[Collected data entries]

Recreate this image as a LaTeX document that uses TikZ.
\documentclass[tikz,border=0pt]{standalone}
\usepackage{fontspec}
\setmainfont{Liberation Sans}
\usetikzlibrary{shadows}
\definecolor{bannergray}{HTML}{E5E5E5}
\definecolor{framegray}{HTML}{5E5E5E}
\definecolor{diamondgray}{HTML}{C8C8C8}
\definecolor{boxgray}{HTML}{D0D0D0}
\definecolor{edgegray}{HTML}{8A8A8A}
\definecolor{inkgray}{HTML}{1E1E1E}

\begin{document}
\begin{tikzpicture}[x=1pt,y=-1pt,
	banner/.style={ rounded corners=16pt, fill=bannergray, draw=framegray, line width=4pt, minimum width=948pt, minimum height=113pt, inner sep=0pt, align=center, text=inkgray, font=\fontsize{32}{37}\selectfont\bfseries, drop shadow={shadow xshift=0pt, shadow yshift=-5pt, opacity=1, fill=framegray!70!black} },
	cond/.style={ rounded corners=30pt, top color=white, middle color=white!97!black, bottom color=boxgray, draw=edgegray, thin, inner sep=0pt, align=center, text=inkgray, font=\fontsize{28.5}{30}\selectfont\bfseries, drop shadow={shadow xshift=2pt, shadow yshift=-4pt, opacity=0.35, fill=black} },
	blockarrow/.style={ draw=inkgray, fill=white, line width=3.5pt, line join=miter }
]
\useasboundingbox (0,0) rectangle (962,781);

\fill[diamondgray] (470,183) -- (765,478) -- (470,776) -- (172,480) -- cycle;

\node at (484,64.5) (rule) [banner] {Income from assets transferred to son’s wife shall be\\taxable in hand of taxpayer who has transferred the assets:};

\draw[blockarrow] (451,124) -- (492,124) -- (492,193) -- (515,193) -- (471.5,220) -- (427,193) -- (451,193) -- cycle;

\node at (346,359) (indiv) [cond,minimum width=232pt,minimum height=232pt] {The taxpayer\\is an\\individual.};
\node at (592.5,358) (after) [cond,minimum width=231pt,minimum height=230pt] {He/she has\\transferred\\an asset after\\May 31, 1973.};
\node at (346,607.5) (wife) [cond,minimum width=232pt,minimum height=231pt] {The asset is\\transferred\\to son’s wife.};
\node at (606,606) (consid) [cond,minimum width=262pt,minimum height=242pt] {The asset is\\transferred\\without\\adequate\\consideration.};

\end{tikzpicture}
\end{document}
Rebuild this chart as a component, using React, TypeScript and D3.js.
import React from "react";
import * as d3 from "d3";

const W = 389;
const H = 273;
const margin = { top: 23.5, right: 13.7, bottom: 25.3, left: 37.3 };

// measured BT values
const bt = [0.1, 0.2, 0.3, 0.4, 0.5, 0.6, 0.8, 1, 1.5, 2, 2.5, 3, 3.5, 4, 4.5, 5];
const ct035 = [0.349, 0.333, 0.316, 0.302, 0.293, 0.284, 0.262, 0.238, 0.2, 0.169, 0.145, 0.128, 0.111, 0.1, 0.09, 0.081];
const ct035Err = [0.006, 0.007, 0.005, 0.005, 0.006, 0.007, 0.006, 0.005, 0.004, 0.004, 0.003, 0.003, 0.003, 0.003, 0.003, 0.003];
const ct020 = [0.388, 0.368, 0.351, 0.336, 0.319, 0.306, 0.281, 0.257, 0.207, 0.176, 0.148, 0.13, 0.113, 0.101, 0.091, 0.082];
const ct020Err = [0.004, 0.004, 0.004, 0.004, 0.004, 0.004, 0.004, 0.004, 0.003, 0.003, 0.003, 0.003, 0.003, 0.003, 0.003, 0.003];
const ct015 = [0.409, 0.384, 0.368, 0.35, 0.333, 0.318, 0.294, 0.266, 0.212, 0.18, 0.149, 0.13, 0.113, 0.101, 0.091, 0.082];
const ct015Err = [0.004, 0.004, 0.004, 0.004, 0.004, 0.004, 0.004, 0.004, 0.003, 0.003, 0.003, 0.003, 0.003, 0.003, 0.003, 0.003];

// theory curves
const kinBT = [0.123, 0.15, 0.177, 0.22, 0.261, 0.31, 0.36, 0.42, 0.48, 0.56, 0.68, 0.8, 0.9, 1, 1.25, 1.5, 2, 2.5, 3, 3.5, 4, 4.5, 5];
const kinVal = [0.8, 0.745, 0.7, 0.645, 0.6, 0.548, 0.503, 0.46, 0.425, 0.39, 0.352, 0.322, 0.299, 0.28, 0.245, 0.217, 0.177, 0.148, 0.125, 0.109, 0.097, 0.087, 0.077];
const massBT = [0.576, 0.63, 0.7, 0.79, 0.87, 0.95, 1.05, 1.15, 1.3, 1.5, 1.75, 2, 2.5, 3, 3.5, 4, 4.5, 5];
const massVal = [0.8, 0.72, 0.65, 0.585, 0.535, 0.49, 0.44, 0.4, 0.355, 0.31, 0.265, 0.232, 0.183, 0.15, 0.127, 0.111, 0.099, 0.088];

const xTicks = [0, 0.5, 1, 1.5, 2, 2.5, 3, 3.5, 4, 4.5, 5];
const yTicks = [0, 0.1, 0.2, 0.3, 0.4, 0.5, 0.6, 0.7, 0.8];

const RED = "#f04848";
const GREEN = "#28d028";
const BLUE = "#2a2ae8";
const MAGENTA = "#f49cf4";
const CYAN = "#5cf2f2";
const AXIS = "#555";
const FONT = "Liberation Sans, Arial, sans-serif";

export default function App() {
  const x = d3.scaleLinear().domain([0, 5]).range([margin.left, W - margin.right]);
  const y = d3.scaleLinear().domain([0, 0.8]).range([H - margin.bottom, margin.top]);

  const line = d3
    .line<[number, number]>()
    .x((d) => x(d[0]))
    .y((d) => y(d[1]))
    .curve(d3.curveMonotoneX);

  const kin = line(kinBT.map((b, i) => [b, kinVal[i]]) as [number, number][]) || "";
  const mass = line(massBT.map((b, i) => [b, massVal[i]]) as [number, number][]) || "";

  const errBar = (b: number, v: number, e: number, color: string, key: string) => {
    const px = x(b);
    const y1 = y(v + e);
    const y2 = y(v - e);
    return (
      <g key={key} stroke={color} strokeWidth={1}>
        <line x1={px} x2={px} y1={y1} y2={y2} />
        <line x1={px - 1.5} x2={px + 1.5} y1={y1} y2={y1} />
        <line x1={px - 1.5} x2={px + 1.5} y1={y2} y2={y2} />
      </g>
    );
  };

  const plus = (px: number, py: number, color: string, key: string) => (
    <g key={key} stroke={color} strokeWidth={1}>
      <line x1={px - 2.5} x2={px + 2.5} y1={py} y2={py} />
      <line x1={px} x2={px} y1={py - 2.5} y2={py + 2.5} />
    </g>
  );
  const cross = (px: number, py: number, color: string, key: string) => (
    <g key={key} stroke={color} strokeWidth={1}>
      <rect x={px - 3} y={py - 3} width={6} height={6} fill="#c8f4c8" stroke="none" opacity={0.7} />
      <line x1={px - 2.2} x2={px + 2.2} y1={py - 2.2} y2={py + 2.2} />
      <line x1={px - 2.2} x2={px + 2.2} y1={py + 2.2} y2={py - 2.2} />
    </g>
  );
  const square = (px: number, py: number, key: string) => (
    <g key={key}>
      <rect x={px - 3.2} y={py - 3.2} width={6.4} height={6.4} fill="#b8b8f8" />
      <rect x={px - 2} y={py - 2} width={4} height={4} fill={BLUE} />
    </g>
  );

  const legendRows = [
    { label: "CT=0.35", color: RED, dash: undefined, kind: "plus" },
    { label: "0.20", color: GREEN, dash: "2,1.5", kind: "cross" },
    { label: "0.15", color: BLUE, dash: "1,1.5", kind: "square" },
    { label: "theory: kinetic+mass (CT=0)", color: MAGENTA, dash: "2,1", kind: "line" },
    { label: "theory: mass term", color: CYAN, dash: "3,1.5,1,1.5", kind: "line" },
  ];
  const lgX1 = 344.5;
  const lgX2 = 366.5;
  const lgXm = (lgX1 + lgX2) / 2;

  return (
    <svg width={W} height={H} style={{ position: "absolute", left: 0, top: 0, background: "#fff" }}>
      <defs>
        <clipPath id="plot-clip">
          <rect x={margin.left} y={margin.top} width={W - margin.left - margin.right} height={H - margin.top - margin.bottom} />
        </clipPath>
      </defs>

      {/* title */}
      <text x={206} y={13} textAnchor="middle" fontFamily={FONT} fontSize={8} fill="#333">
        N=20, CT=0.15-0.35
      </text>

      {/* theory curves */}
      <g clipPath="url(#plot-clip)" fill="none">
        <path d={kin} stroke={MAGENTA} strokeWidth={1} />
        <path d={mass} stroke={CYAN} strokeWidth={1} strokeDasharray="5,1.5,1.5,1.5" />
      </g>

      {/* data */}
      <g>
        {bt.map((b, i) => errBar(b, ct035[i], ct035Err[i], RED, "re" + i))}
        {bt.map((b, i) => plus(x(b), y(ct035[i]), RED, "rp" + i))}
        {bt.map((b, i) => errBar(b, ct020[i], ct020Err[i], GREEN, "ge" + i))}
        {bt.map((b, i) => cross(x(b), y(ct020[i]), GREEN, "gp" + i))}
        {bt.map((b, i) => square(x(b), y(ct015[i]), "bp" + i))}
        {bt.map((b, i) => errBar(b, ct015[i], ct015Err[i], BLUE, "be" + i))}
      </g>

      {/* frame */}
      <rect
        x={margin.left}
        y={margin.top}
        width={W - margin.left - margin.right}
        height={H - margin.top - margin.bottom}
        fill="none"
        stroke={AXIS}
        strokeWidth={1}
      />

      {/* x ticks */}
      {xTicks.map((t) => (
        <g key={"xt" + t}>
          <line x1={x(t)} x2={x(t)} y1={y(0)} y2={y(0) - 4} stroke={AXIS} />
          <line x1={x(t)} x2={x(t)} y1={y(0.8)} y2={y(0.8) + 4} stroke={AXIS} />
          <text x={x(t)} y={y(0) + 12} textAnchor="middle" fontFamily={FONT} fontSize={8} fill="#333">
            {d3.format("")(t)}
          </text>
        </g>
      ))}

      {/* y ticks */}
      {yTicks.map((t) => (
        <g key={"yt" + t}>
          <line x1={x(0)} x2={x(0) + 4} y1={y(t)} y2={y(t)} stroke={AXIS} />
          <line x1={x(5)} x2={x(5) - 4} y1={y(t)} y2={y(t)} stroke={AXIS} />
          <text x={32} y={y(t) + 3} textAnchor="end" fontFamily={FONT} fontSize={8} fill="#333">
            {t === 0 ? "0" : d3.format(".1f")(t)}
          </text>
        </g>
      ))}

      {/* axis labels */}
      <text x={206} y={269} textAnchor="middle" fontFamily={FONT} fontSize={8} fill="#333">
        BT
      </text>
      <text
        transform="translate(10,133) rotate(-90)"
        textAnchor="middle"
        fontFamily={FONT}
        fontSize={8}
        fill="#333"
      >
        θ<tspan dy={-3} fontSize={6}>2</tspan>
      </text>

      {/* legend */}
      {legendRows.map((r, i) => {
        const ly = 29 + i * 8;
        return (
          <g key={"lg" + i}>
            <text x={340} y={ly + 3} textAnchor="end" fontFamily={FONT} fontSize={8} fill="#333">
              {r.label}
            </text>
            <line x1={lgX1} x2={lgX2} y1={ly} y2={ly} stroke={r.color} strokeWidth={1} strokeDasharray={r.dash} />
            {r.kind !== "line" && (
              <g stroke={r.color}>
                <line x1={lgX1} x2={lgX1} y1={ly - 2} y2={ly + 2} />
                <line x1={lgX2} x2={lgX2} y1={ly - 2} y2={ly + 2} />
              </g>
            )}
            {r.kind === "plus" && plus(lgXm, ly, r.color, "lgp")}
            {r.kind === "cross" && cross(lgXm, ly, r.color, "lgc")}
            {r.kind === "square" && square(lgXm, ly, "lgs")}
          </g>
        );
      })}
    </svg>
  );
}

## What the task asks
Pick out and copy every line that contains the word "React".

## Solved exercise
Rebuild this chart as a component, using React, TypeScript and D3.js.
import React from "react";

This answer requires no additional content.